Gem of the Month: Mary White
As long as I’m pining for the greenery of spring to emerge, I’ll indulge in one of the wonderful art works in our collection that brings that pining to mind. As you know, I’m a big foe of the term “decorative arts,” because no matter the medium, something made with aesthetics, sensitivity, and skill is made by an artist, no “decorative” needed.
|Mary White (born 1926/1930, England), Cottage Garden textile, 1958–1960. Printed cotton plain weave, 16 ¼" x 48 ½" (41.3 x 123.2 cm). Courtesy of the Philadelphia Museum of Art. © 2021 Mary White. (PMA-6317)|
Cottage Garden is one of textile designer Mary White's most popular designs.

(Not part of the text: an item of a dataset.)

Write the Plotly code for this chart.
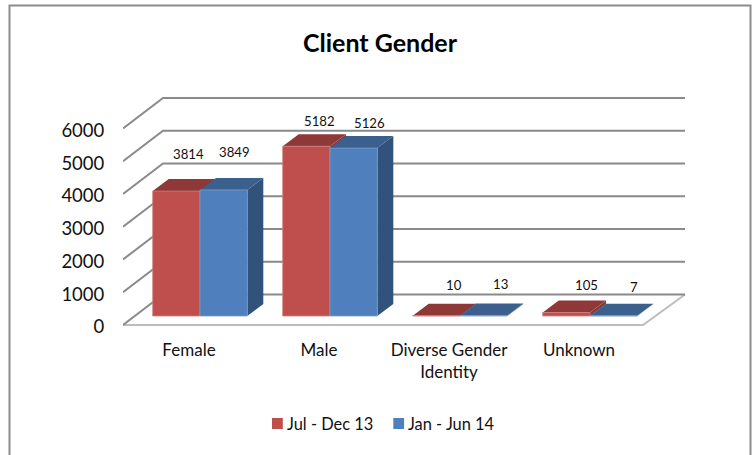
import plotly.graph_objects as go

categories = ["Female", "Male", "Diverse Gender<br>Identity", "Unknown"]
jul_dec_13 = [3814, 5182, 10, 105]
jan_jun_14 = [3849, 5126, 13, 7]
y_ticks = [0, 1000, 2000, 3000, 4000, 5000, 6000]
series_names = ["Jul - Dec 13", "Jan - Jun 14"]

W, H = 755, 455
L, R, T, B = 123, 700, 90, 338     # plot-area pixel box
PX_X = 130.0                       # pixels per category
PX_Y = 196.5 / 6000                # pixels per value unit
X0_PX, Y0_PX = 200.0, 325.0        # where x=0 and y=0 fall

def dx(p): return p / PX_X
def dy(p): return p / PX_Y

BAR_W = dx(47.3)
BASE = dy(9)                       # bars stand inset on the floor
DEPTH_X, DEPTH_Y = dx(16), dy(12)  # bar depth
WALL_X, WALL_Y = dx(40), dy(30.5)  # wall depth
LEFT = (123 - X0_PX) / PX_X
RIGHT_BACK = (685 - X0_PX) / PX_X
RIGHT_FRONT = (643 - X0_PX) / PX_X

xs = list(range(len(categories)))
COL = [dict(front="#BE4F4C", top="#8E3837", side="#8E3837", edge="#CF7F7C"),
       dict(front="#4F80BD", top="#3B608E", side="#31527B", edge="#7F9CC4")]

def poly(points, fill, line=None, width=0, layer="below"):
    path = "M" + "L".join(f"{x:.4f},{y:.2f}" for x, y in points) + "Z"
    return dict(type="path", xref="x", yref="y", path=path, fillcolor=fill, layer=layer,
                line=dict(color=line or fill, width=width))

def seg(points, color, width):
    path = "M" + "L".join(f"{x:.4f},{y:.2f}" for x, y in points)
    return dict(type="path", xref="x", yref="y", path=path, layer="below",
                line=dict(color=color, width=width))

shapes = []
# floor
shapes.append(poly([(LEFT, 0), (LEFT + WALL_X, WALL_Y), (RIGHT_BACK, WALL_Y), (RIGHT_FRONT, 0)], "#FFFFFF"))
shapes.append(seg([(LEFT, 0), (RIGHT_FRONT, 0), (RIGHT_BACK, WALL_Y)], "#BDBDBD", 2))
# gridlines on the side and back walls
for t in y_ticks:
    shapes.append(seg([(LEFT, t), (LEFT + WALL_X, t + WALL_Y), (RIGHT_BACK, t + WALL_Y)], "#8A8A8A", 2))

# bar tops and sides, behind the fronts
for i in xs:
    for s, vals in enumerate((jul_dec_13, jan_jun_14)):
        x1 = i - BAR_W + s * BAR_W
        x2 = x1 + BAR_W
        top = vals[i] + BASE
        shapes.append(poly([(x2, BASE), (x2 + DEPTH_X, BASE + DEPTH_Y), (x2 + DEPTH_X, top + DEPTH_Y), (x2, top)],
                           COL[s]["side"]))
        shapes.append(poly([(x1, top), (x1 + DEPTH_X, top + DEPTH_Y), (x2 + DEPTH_X, top + DEPTH_Y), (x2, top)],
                           COL[s]["top"]))

# outer frame (paper coordinates)
pw, ph = R - L, B - T
def px_x(p): return (p - L) / pw
def px_y(p): return (B - p) / ph

shapes.append(dict(type="rect", xref="paper", yref="paper",
                   x0=px_x(9.5), x1=px_x(750.5), y0=px_y(470), y1=px_y(5.5),
                   line=dict(color="#8C8C8C", width=2), fillcolor="rgba(0,0,0,0)", layer="below"))

fig = go.Figure()
for s, vals in enumerate((jul_dec_13, jan_jun_14)):
    fig.add_trace(go.Bar(x=xs, y=vals, base=BASE, name=series_names[s], showlegend=False,
                         marker=dict(color=COL[s]["front"], line=dict(color=COL[s]["edge"], width=0.8)),
                         hoverinfo="skip"))

# value labels: hand-placed in the original, so each has its own offset from its bar
label_lift = [[37, 25, 31, 28], [38, 25, 32, 29]]
label_nudge = [[12, 13, 18, 20], [11, 16, 17, 20]]
annotations = []
for s, vals in enumerate((jul_dec_13, jan_jun_14)):
    for i in xs:
        annotations.append(dict(x=i - BAR_W / 2 + s * BAR_W + dx(label_nudge[s][i]),
                                y=vals[i] + BASE, yshift=label_lift[s][i], text=str(vals[i]),
                                showarrow=False, xanchor="center", yanchor="middle",
                                font=dict(family="Lato", size=13.2, color="#111111")))

# key: small squares sitting tight against their text, as in the original
key_swatch_left = [272, 393.3]
key_text_left = [286.7, 407.7]
KEY_Y = 423.5
for s, name in enumerate(series_names):
    shapes.append(dict(type="rect", xref="paper", yref="paper",
                       x0=px_x(key_swatch_left[s]), x1=px_x(key_swatch_left[s] + 10.8),
                       y0=px_y(KEY_Y + 5.5), y1=px_y(KEY_Y - 5.5),
                       fillcolor=COL[s]["front"], line=dict(width=0)))
    annotations.append(dict(xref="paper", yref="paper", x=px_x(key_text_left[s] - 2), y=px_y(KEY_Y),
                            text=name, showarrow=False, xanchor="left", yanchor="middle",
                            font=dict(family="Lato", size=16.4, color="#111111")))

fig.update_layout(
    width=W, height=H, autosize=False,
    margin=dict(l=L, r=W - R, t=T, b=H - B, pad=0),
    paper_bgcolor="white", plot_bgcolor="rgba(0,0,0,0)",
    barmode="group", bargap=1 - 2 * BAR_W, bargroupgap=0,
    title=dict(text="<b>Client Gender</b>", x=380 / W, xanchor="center", y=1 - 43 / H, yanchor="middle",
               font=dict(family="Lato", size=25, color="#000000")),
    xaxis=dict(range=[LEFT, (R - X0_PX) / PX_X], tickmode="array",
               tickvals=[i - dx(11) for i in xs], ticktext=categories,
               showgrid=False, zeroline=False, showline=False, ticks="", ticklen=0,
               tickfont=dict(family="Lato", size=17, color="#111111")),
    yaxis=dict(range=[(Y0_PX - B) / PX_Y, (Y0_PX - T) / PX_Y], tickmode="array",
               tickvals=y_ticks, ticktext=[str(t) for t in y_ticks],
               showgrid=False, zeroline=False, showline=False, ticks="outside", ticklen=14,
               tickcolor="rgba(0,0,0,0)", ticklabelshift=2,
               tickfont=dict(family="Lato", size=18.5, color="#111111")),
    shapes=shapes, annotations=annotations, showlegend=False,
)

fig.write_html("out.html", config=dict(displayModeBar=False),
               post_script="document.body.style.margin='0';")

White has admitted to being drawn to the designs of Arts and Crafts Movement pioneer William Morris (1834–1896), and Cottage Garden certainly reflects the influence of some of Morris's wallpaper patterns in the stylized, flattened natural forms. Just as Morris was inspired by his nature walks, White's designs, too, were inspired by the Kent countryside, as well as books of wildflowers.
Only after the Arts and Crafts movement that began in the latter half of the 1800s, and the Wiener Werkstätte and Bauhaus schools of the early 1900s, did fine artists begin to show interest in such media as textiles, ceramics, furniture, and jewelry. The three movements elevated these art forms to fine art status by including them as important elements of fine art curricula.
In Britain, before, during, and after the Arts and Crafts Movement, one of the leading entities in fiber arts, furniture, and design was the home furnishings retailer Heal's (formerly Heal and Son). During the 1950s and 60s, Heal’s was a major retailer of modern textiles, bringing vibrant, rhythmic designs into the homes of everyday consumers. Many of White’s most iconic designs were commissioned by Heal’s. (Read more about Heal's in my post from 2016.)
Born in Margate, Kent, White studied textile design at the Thanet School of Arts and Crafts (Margate). She became an iconic designer of textiles in the Mid-Century Modern craze that was an off-shoot of the International Style in architecture and furniture. Her designs reflect the same clean, simplified aesthetic as the International Style, and yet contain a connection with nature not part of modern, urban architecture. She was sufficiently esteemed to have been commissioned to design interior textiles for the RMS Queen Mary and for Heathrow Airport in London.